For additional reference, see Benefits of luxury pre-sale in Lima: customization, appreciation and differentiation.
The San Isidro seafront, especially the Camino Real sector heading west, has stable premium and benefits from the urban consolidation of the financial zone.
The Magdalena and San Miguel front has growing premium, sustained by premium projects that arrived in the last five years. It is the strip with the most volatility, where a poor choice of height or orientation can translate into a lost view as neighboring projects advance.
The definitive test: rent for two weeks before buying
A premium operation of several million deserves a verification few buyers make: rent the same building (ideally the same unit, or an equivalent one on the same floor and orientation) for one or two weeks before closing.
Fourteen days is enough to capture light at four different times, the noise of a weekend night, the wind of a winter afternoon, the garúa of a June morning, and the real sense of privacy when one leaves the curtain open for several days. The rental investment is marginal compared to the property’s price, and the information it returns is decisive.
In operations where renting is not feasible, the alternative is to visit the unit at four different moments of the year, at different times, and to talk with current owners on the same floor or nearby floors. Their lived experience is worth more than any brochure.
The final criterion
An ocean view bought well in Lima holds value for decades and tends to act as an emotional anchor that complicates later sale. A poorly bought view, by contrast, gets discovered slowly: the window covered half the afternoon, the curtain that lives closed for privacy, the neighboring tower that rose in year four, the angle that looked generous and turned out lateral.
So the right question is not whether the apartment has an ocean view. It is what percentage of the year’s hours that view will actually be enjoyed, and how much of it will survive the next fifteen years. When the answer to both questions is honest and satisfactory, the premium paid for the view is legitimate. When not, the premium becomes an anchor that does not justify itself at resale.

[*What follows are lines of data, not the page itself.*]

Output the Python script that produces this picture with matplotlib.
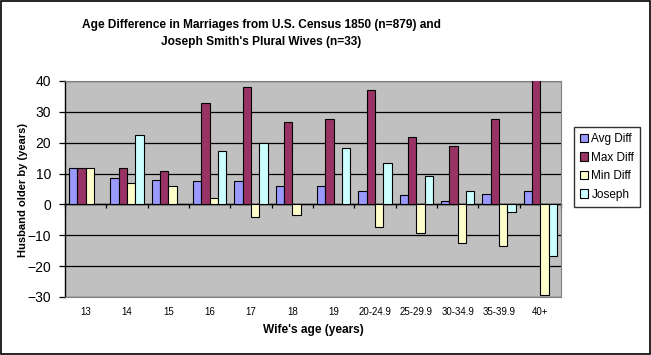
import matplotlib.pyplot as plt
import numpy as np
from matplotlib.patches import Rectangle

# data (nan = no bar shown)
categories = ['13', '14', '15', '16', '17', '18', '19',
              '20-24.9', '25-29.9', '30-34.9', '35-39.9', '40+']
avg_diff = [11.7, 8.5, 7.8, 7.5, 7.5, 5.9, 5.9, 4.2, 2.9, 1.0, 3.3, 4.2]
max_diff = [11.7, 11.7, 10.7, 32.9, 38.1, 26.7, 27.7, 37.1, 21.8, 18.9, 27.7, 41.0]
min_diff = [11.7, 6.8, 5.9, 2.0, -4.2, -3.3, np.nan, -7.2, -9.1, -12.4, -13.4, -29.3]
joseph = [np.nan, 22.5, np.nan, 17.3, 19.9, np.nan, 18.2, 13.4, 9.1, 4.2, -2.6, -16.6]

series = [('Avg Diff', avg_diff, '#9999FF'),
          ('Max Diff', max_diff, '#993366'),
          ('Min Diff', min_diff, '#FFFFCC'),
          ('Joseph', joseph, '#CCFFFF')]

plt.rcParams['font.family'] = ['Liberation Sans', 'DejaVu Sans']

fig = plt.figure(figsize=(6.51, 3.55), dpi=100)
ax = fig.add_axes([65/651, 1-297/355, 496/651, 216/355])
ax.set_facecolor('#C0C0C0')

x = np.arange(len(categories))
w = 0.2
for i, (name, vals, col) in enumerate(series):
    ax.bar(x + (i - 1.5)*w, vals, w, color=col, edgecolor='black',
           linewidth=0.8, label=name, zorder=3)

ax.set_xlim(-0.5, len(categories) - 0.5)
ax.set_ylim(-30, 40)
ax.set_yticks(range(-30, 41, 10))
ax.yaxis.grid(True, color='black', linewidth=0.9, zorder=1)
ax.set_axisbelow(True)
ax.tick_params(axis='y', direction='out', length=4, width=0.9, labelsize=10, pad=6)
ax.set_xticks(x)
ax.set_xticklabels(categories, fontsize=7)
ax.tick_params(axis='x', length=0, pad=7)

for s in ['top', 'right', 'bottom']:
    ax.spines[s].set_color('#808080')
ax.spines['left'].set_color('black')
ax.spines['left'].set_linewidth(1.0)

# zero axis with tick marks between groups
sec = ax.secondary_xaxis(3/7)
sec.set_xticks(np.arange(len(categories) + 1) - 0.5)
sec.set_xticklabels([])
sec.tick_params(direction='out', length=3, width=0.9, color='black')
sec.spines['bottom'].set_color('black')
sec.spines['bottom'].set_linewidth(1.0)

fig.text(23/651, 1-190/355, 'Husband older by (years)', fontsize=8, fontweight='bold',
         rotation=90, ha='center', va='center')
fig.text(313/651, 1-330/355, "Wife's age (years)", fontsize=8.6, fontweight='bold',
         ha='center', va='center')

fig.text(261/651, 1-25/355,
         "Age Difference in Marriages from U.S. Census 1850 (n=879) and",
         fontsize=8.6, fontweight='bold', ha='center', va='center')
fig.text(261/651, 1-42/355, "Joseph Smith's Plural Wives (n=33)",
         fontsize=8.6, fontweight='bold', ha='center', va='center')

leg = fig.legend(loc='center', bbox_to_anchor=(607/651, 1-167/355),
                 frameon=True, fancybox=False, handlelength=0.7, handleheight=0.7,
                 handletextpad=0.3, borderpad=0.5, labelspacing=0.55,
                 prop={'size': 8.5})
leg.get_frame().set_edgecolor('black')
leg.get_frame().set_linewidth(1.0)

fig.patches.append(Rectangle((0.001, 0.002), 0.997, 0.995, transform=fig.transFigure,
                             fill=False, edgecolor='black', linewidth=1.2))

fig.savefig('out.png', dpi=100)
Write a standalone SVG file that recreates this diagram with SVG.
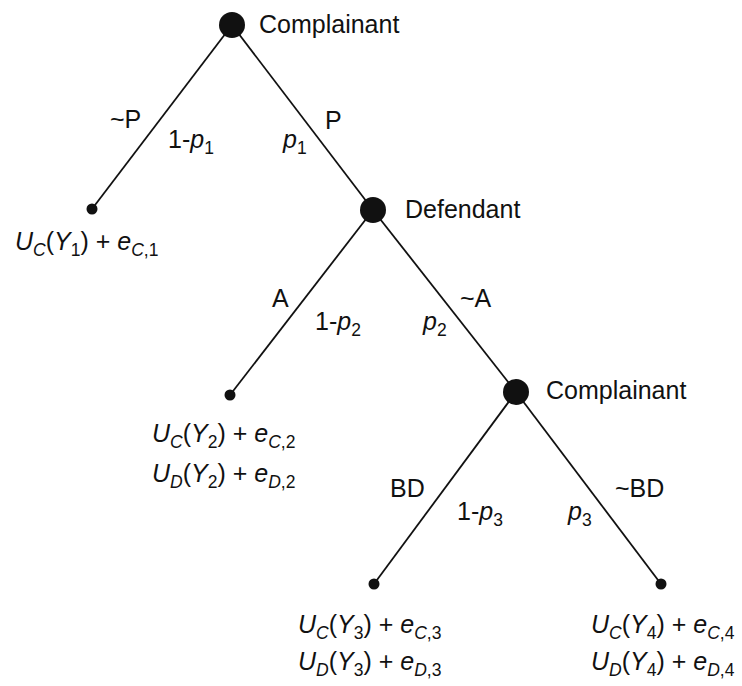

Reading the urban parameters certificate before betting on the view
Beyond the tower in front, the buyer with a long horizon checks the urban and building parameters certificate of every adjacent lot. That document, issued by the district municipality, states maximum allowed height, lot coverage, and frontal setbacks. A lot currently occupied by a two-story house but with permission to build twenty-five floors is a future tower in disguise. In Miraflores and Barranco, several oceanfront views have disappeared in the last decade because the buyer trusted the current skyline rather than the regulatory ceiling. The exercise costs an afternoon and a few hundred soles in municipal fees, and it filters out the worst surprises before signing.